Posted July. 28, 2017 07:35,   

Updated July. 28, 2017 07:40

한국어
Raymond Thomas, commander of U.S. Special Operations Command (SOCOM), said recently that he objected to the argument that there is no military option against North Korean leader Kim Jong Un as he continues to build a nuclear weapons and the means to deliver them.

According to the U.S. Pacific Command on Thursday, Thomas made the remark in an interview with Fox News while attending the Aspen Security Forum held recently in Colorado in an apparent reaffirmation of Washington’s position of not excluding the military option against the North if Pyongyang crosses the “red line” in its nuclear and missile provocations. "There is always a military option," he said. "That's why you pay 600 billion dollars a year."

He also stressed the SOCOM’s roles in military operations against violent extremist groups such as the Islamic State and Al-Qaeda in Iraq and Syria, indicating that the SOCOM will play leading roles if the U.S. takes military measures against North Korea, which has been posing threats to the mainland U.S. with nuclear weapons and missiles. Thomas told the House Armed Services Committee in May that the SOCOM was ready to strike key North Korean facilities such as nuclear and missile bases and chemical weapons storages.

The signs of an imminent provocation by North Korea and a series of senior U.S. government officials’ military responses against the North, there are escalating concerns over a possible crisis on the Korean Peninsula in August, creating an atmosphere similar to the war rumors in April.

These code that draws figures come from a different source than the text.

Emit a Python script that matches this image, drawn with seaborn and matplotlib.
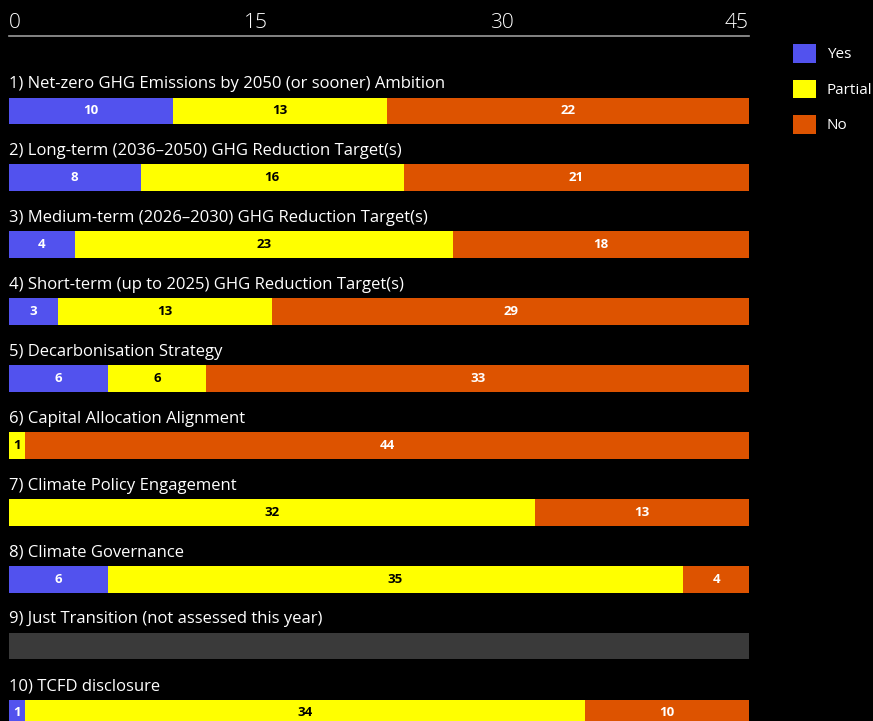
import matplotlib
matplotlib.use("Agg")
import matplotlib.pyplot as plt
from matplotlib.patches import Patch
import seaborn as sns
import numpy as np
import pandas as pd

titles = [
    "1) Net-zero GHG Emissions by 2050 (or sooner) Ambition",
    "2) Long-term (2036–2050) GHG Reduction Target(s)",
    "3) Medium-term (2026–2030) GHG Reduction Target(s)",
    "4) Short-term (up to 2025) GHG Reduction Target(s)",
    "5) Decarbonisation Strategy",
    "6) Capital Allocation Alignment",
    "7) Climate Policy Engagement",
    "8) Climate Governance",
    "9) Just Transition (not assessed this year)",
    "10) TCFD disclosure",
]
yes = [10, 8, 4, 3, 6, 0, 0, 6, 0, 1]
partial = [13, 16, 23, 13, 6, 1, 32, 35, 0, 34]
no = [22, 21, 18, 29, 33, 44, 13, 4, 0, 10]
not_assessed = [0, 0, 0, 0, 0, 0, 0, 0, 45, 0]
ticks = [0, 15, 30, 45]
series_names = ["Yes", "Partial", "No"]

C_YES = "#5252EE"
C_PART = "#FFFF00"
C_NO = "#DD5300"
C_NA = "#3A3A3A"

df = pd.DataFrame({"title": titles, "Yes": yes, "Partial": partial, "No": no, "NA": not_assessed})
df["cum_yp"] = df["Yes"] + df["Partial"]
df["cum_all"] = df["cum_yp"] + df["No"]

sns.set_style("dark")
plt.rcParams["font.family"] = ["Open Sans", "DejaVu Sans"]

fig = plt.figure(figsize=(8.73, 7.21), dpi=100, facecolor="black")
ax = fig.add_axes([9 / 873, 0.0, 740 / 873, 1 - 36 / 721])
ax.set_facecolor("black")

W = 0.40
common = dict(y="title", data=df, orient="h", width=W, saturation=1, errorbar=None,
              linewidth=0, ax=ax, order=titles)
sns.barplot(x="NA", color=C_NA, **common)
sns.barplot(x="cum_all", color=C_NO, **common)
sns.barplot(x="cum_yp", color=C_PART, **common)
sns.barplot(x="Yes", color=C_YES, **common)

ax.set_xlim(0, 45)
ax.set_ylim(9.12, -1.12)
ax.set_ylabel("")
ax.set_xlabel("")
ax.set_yticks([])
ax.xaxis.tick_top()
ax.set_xticks(ticks)
ax.set_xticklabels([str(t) for t in ticks], color="white", fontsize=15, fontweight="light")
labs = ax.get_xticklabels()
labs[0].set_horizontalalignment("left")
labs[-1].set_horizontalalignment("right")
ax.tick_params(axis="x", length=0, pad=2)
ax.grid(False)
for s in ["left", "right", "bottom"]:
    ax.spines[s].set_visible(False)
ax.spines["top"].set_visible(True)
ax.spines["top"].set_color("#9a9a9a")
ax.spines["top"].set_linewidth(1.2)

for i, t in enumerate(titles):
    ax.text(0, i - 0.40, t, color="white", fontsize=12, ha="left", va="center")
    left = 0
    for val, txtc in zip([yes[i], partial[i], no[i]], ["white", "black", "white"]):
        if val > 0:
            ax.text(left + val / 2, i, str(val), color=txtc, fontsize=9.5,
                    fontweight="bold", ha="center", va="center")
        left += val

handles = [Patch(facecolor=C_YES, edgecolor="none"),
           Patch(facecolor=C_PART, edgecolor="none"),
           Patch(facecolor=C_NO, edgecolor="none")]
leg = fig.legend(handles, series_names, loc="upper left",
                 bbox_to_anchor=(787 / 873, 1 - 38 / 721), frameon=False,
                 fontsize=11, labelcolor="white", handlelength=1.5, handleheight=1.5,
                 labelspacing=1.1, handletextpad=0.7, borderaxespad=0)

fig.savefig("out.png", dpi=100, facecolor="black")
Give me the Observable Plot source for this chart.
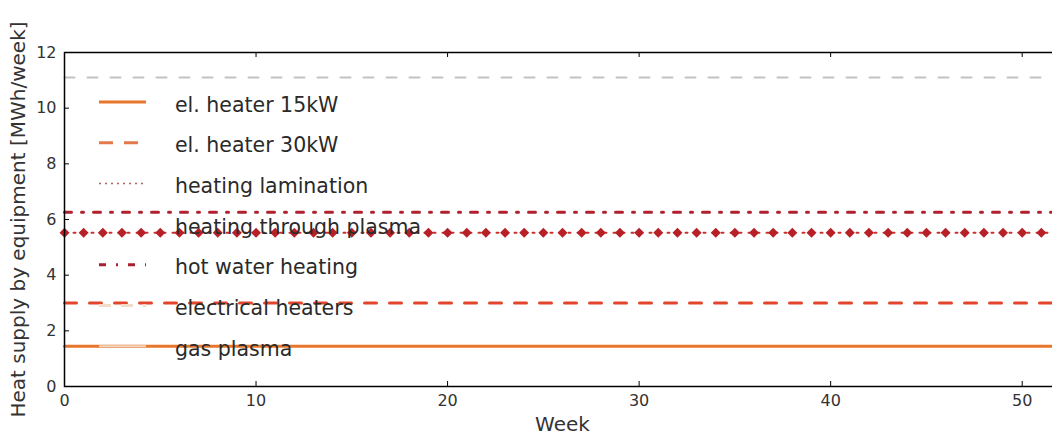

A diplomatic source in Washington said that while the United States did not take any military measures in April, it is highly likely that the U.S. will have concrete military responses if Pyongyang enhances the technological level of its intercontinental ballistic missile targeting the U.S. mainland.

In addition, the disappointment over China’s role in resolving the North Korean nuclear issue could further strengthen U.S. President Donald Trump’s military action against the North. It is translated as being in the same vein as the July 22 remarks Joseph Dunford, chairman of the Joint Chiefs of Staff, that military options against North Korea was “unimaginable.” Some observers speculate that the South Korea-U.S. joint military exercise Ulchi Freedom Guardian could become an opportunity for making the military options concrete.